Selon le Front populaire, la sortie de la crise actuelle que connaît la Tunisie passe impérativement par l'instauration de tout un nouveau système politique fondé sur des choix économiques et sociaux innovés qui répondent mieux aux aspirations de la population et non pas à une classe politique.

"En permutant des départements ou encore en gardant des ministres échoués voire même corrompus pour intérêts politiques ne font que nourrir l'impasse et mener droit à un avenir inconnu sans omettre le fait de renouer avec des figures de l'ancien régime de Ben Ali", peut-on lire dans le communiqué.

L'économie, la priorité des priorités

Le chef du gouvernement Youssef Chahed a créé quatre nouveaux secrétariats d'Etat à vocation économique. Ce qui prouve, selon des analystes, son intention de mettre le dossier économique en tête de ses priorités lors de la prochaine étape.

D'un autre côté, Youssef Chahed a décidé de scinder en deux l'ancien ministère de l'Industrie et du Commerce, de lancer un poste de ministre chargé des grandes réformes en plus d'une certaine autonome accordée aux Domaines de l'Etat et des affaires foncières qui devient un ministère à part entière après avoir été annexée au ministère des Finances.

L'expert tunisien Nizar Makni se veut persuadé que l'un des faits saillants dans ce remaniement ministériel est la nomination d'un secrétaire d'Etat aux affaires étrangères chargé de la diplomatie économique, Hatem Ferjani, qui n'est autre qu'un dirigeant de Nidaa Tounes et son député pour la circonscription d'Allemagne ainsi que vice-président de

l'Assemblée des représentants du peuple (Parlement) chargé des relations extérieures.

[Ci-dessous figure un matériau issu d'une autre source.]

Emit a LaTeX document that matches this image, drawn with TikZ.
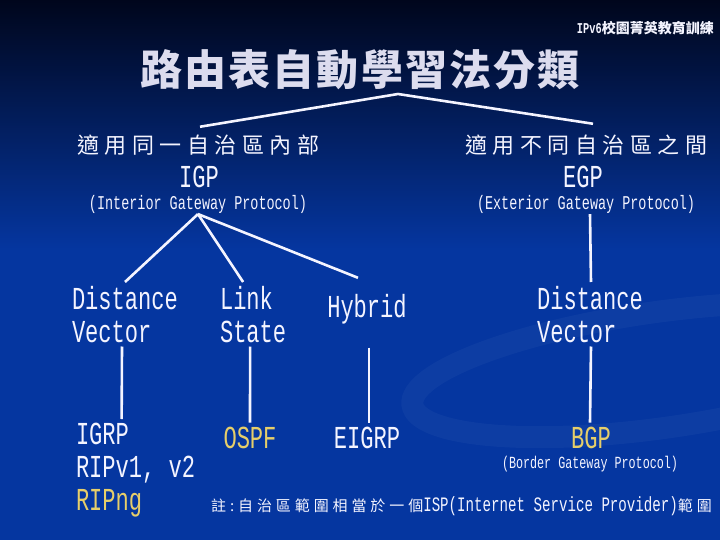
\documentclass[tikz,border=0pt]{standalone}
\usepackage{fontspec}
\usepackage{xcolor}
\usetikzlibrary{positioning}
\newfontfamily\cjk{Noto Sans CJK TC}
\newfontfamily\cjkwide{Noto Sans CJK TC}[LetterSpace=25]
\newfontfamily\cjktitle{Noto Sans CJK TC}[LetterSpace=5]
\newfontfamily\cjknote{Noto Sans CJK TC}[LetterSpace=26]
\newfontfamily\latin{Liberation Mono}[FakeStretch=0.69]
\definecolor{bgtop}{HTML}{00061C}
\definecolor{bgmid}{HTML}{062877}
\definecolor{bgbot}{HTML}{0536A0}
\definecolor{ink}{HTML}{F4F4FF}
\definecolor{titlefg}{HTML}{DCDCEE}
\definecolor{goldtext}{HTML}{E6CE6A}

\begin{document}
\begin{tikzpicture}[
  x=1pt, y=-1pt,
  every node/.style={inner sep=0pt, text=ink},
  branch/.style={draw=ink, line width=2.6pt},
  termbig/.style={font=\latin\fontsize{32}{33}\selectfont, align=left, outer sep=4pt},
  termsmall/.style={font=\latin\fontsize{19.5}{20}\selectfont, outer sep=1pt},
  zhhead/.style={font=\cjkwide\fontsize{22}{22}\selectfont, outer sep=8pt},
  gold/.style={text=goldtext}
]
  % slide background
  \useasboundingbox (0,0) rectangle (720,540);
  \fill[bgbot] (0,0) rectangle (720,540);
  \shade[top color=bgtop, middle color=bgmid, bottom color=bgbot] (0,0) rectangle (720,250);
  \draw[white, opacity=0.035, line width=22pt, rotate around={8:(660,370)}] (660,370) ellipse [x radius=250, y radius=58];

  % heading
  \node[anchor=east, font=\bfseries] (banner) at (714,28)
    {{\latin\fontsize{15}{15}\selectfont IPv6}{\cjk\fontsize{14}{14}\selectfont 校園菁英教育訓練}};
  \node[text=titlefg, font=\cjktitle\bfseries\fontsize{42}{42}\selectfont] (title) at (360,70) {路由表自動學習法分類};

  % two families
  \coordinate (apex) at (398,94);
  \node[zhhead] (igpzh) at (198,145) {適用同一自治區內部};
  \node[termbig, anchor=base] (igp) at (199,188) {IGP};
  \node[termsmall] (igpfull) at (198,204) {(Interior Gateway Protocol)};
  \node[zhhead] (egpzh) at (586,145) {適用不同自治區之間};
  \node[termbig, anchor=base] (egp) at (583,188) {EGP};
  \node[termsmall] (egpfull) at (586,204) {(Exterior Gateway Protocol)};

  % algorithm kinds
  \node[termbig, anchor=north west] (dvl) at (68,282) {Distance\\Vector};
  \node[termbig, anchor=north west] (ls) at (216,282) {Link\\State};
  \node[termbig, anchor=base] (hybrid) at (367,317) {Hybrid};
  \node[termbig, anchor=north west] (dvr) at (533,282) {Distance\\Vector};

  % protocols
  \node[termbig, anchor=north west] (igrp) at (72,419) {IGRP\\RIPv1, v2\\\textcolor{goldtext}{RIPng}};
  \node[termbig, gold, anchor=base] (ospf) at (250,448) {OSPF};
  \node[termbig, anchor=base] (eigrp) at (367,448) {EIGRP};
  \node[termbig, gold, anchor=base] (bgp) at (591,448) {BGP};
  \node[font=\latin\fontsize{17}{17}\selectfont] (bgpfull) at (590,464) {(Border Gateway Protocol)};
  \node[anchor=base west] (note) at (211,511)
    {{\cjknote\fontsize{15}{15}\selectfont 註:自治區範圍相當於一個}{\latin\fontsize{20.5}{20}\selectfont ISP(Internet Service Provider)}{\cjknote\fontsize{15}{15}\selectfont 範圍}};

  % tree
  \draw[branch] ([xshift=2pt]igpzh.north) -- (apex) -- ([xshift=7pt,yshift=3pt]egpzh.north);
  \draw[branch] (igpfull.south) -- (dvl.north);
  \draw[branch] (igpfull.south) -- ([xshift=-10pt]ls.north);
  \draw[branch] (igpfull.south) -- ([xshift=-9pt,yshift=12pt]hybrid.north);
  \draw[branch] ([xshift=4pt]egpfull.south) -- ([xshift=1pt]dvr.north);
  \draw[branch] ([xshift=-3pt]dvl.south) -- ([xshift=-14pt]igrp.north);
  \draw[branch] ([xshift=-3pt]ls.south) -- (ospf.north);
  \draw[branch] ([xshift=2pt,yshift=-20pt]hybrid.south) -- ([xshift=2pt]eigrp.north);
  \draw[branch] ([xshift=1pt]dvr.south) -- ([xshift=-1pt]bgp.north);
\end{tikzpicture}
\end{document}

Lui-même membre du parti présidentiel, Nidaa Tounes, le chef du gouvernement tunisien Youssef Chahed a tenté, d'après une majorité de commentaires locaux, d'émettre un message fort "à double face" à ses opposants pour ainsi dire, d'un côté, qu'il a pu trouver la couverture politique défaillante depuis son investiture il y a plus d'un an et, de l'autre côté, que sa "guerre" contre la corruption, l'extrémisme religieux, la contrebande et l'injustice sociale et régionale ne demeure en aucun cas abandonnable malgré les pressions émanant de parties influentes dans l'Etat.